Make no mistake, guilt is a necessary tool for forging the brave new world, a world spanning society where all are to be androgynous, docile, and interchangeable economic units designed only to produce and consume and serve. No room there for joy in sexuality or passion of any kind or pride in ourselves as a people.
So how do we fight back? With all the usual ways of devotion to our gods and our Folk – but animated with a joy that consumes guilt and frees the spirit for action just as the severing of the “peace-strings” allows the sleek sword to fly to it’s owner’s hand! The best warrior is the joyous one who clasps his fate to his heart, who’s merriment in battle’s strife confuses the foe and strikes panic in their ranks. Let that joy flow into all the parts of your life so that is suffuses work and battle and play and makes all these diverse things one. Joy is better than guilt – and a sure antidote to it’s manipulative pangs.
Hard words to heed, easy ones to write! Holding onto joy isn’t east because we seem to have so little to celebrate. But is it the things outside ourselves which ought to give joy and grief, or is it the things withing us? If nothing else, we can revel in our freedom from guilt; in our will-to-act, and in our adherence to the troth of our heroic ancestors. These are no small reasons for joy!

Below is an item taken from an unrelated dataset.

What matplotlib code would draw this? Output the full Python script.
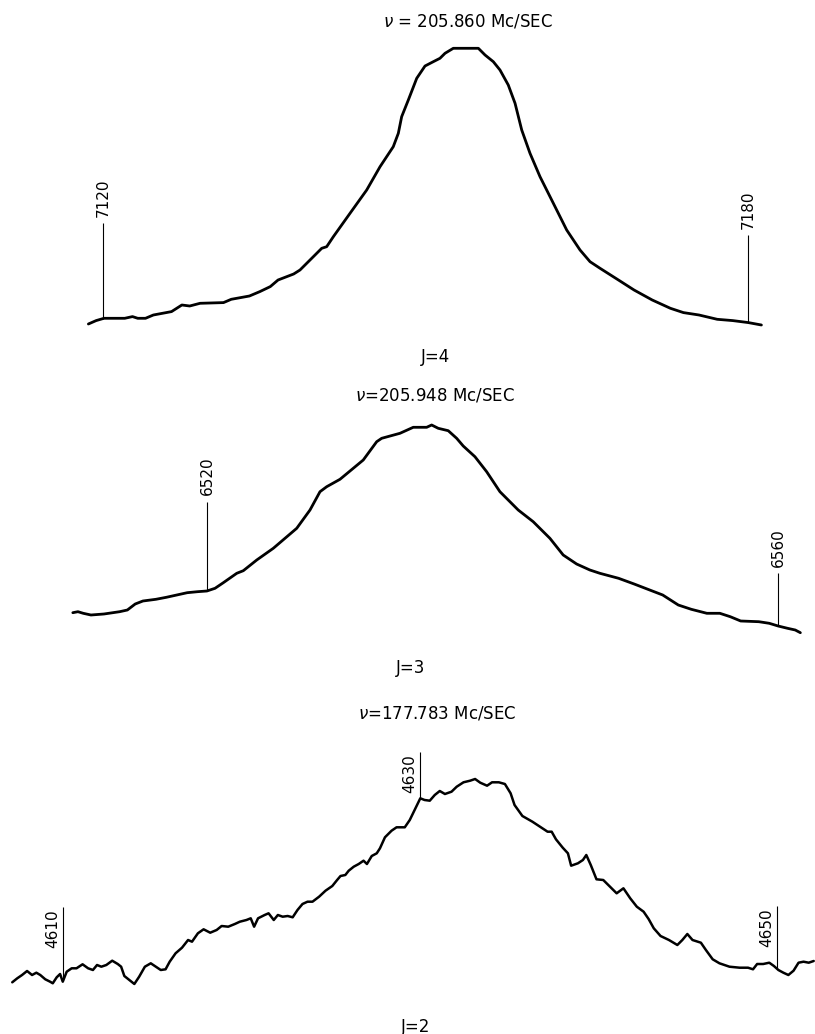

We have the gods to inspire us. Odin, pragmatically breaking the rules to safeguard the worlds of gods and men; Thor, indulging his appetites without shame or fear; Frey and Freya, reveling in healthy sexuality; these are powerful, liberating models casting off the chains of restraint. By invoking them into our lives we can experience the joy of existence in a world where strength, ambition, competence, and pleasure are not fettered with alien, life-denying bonds.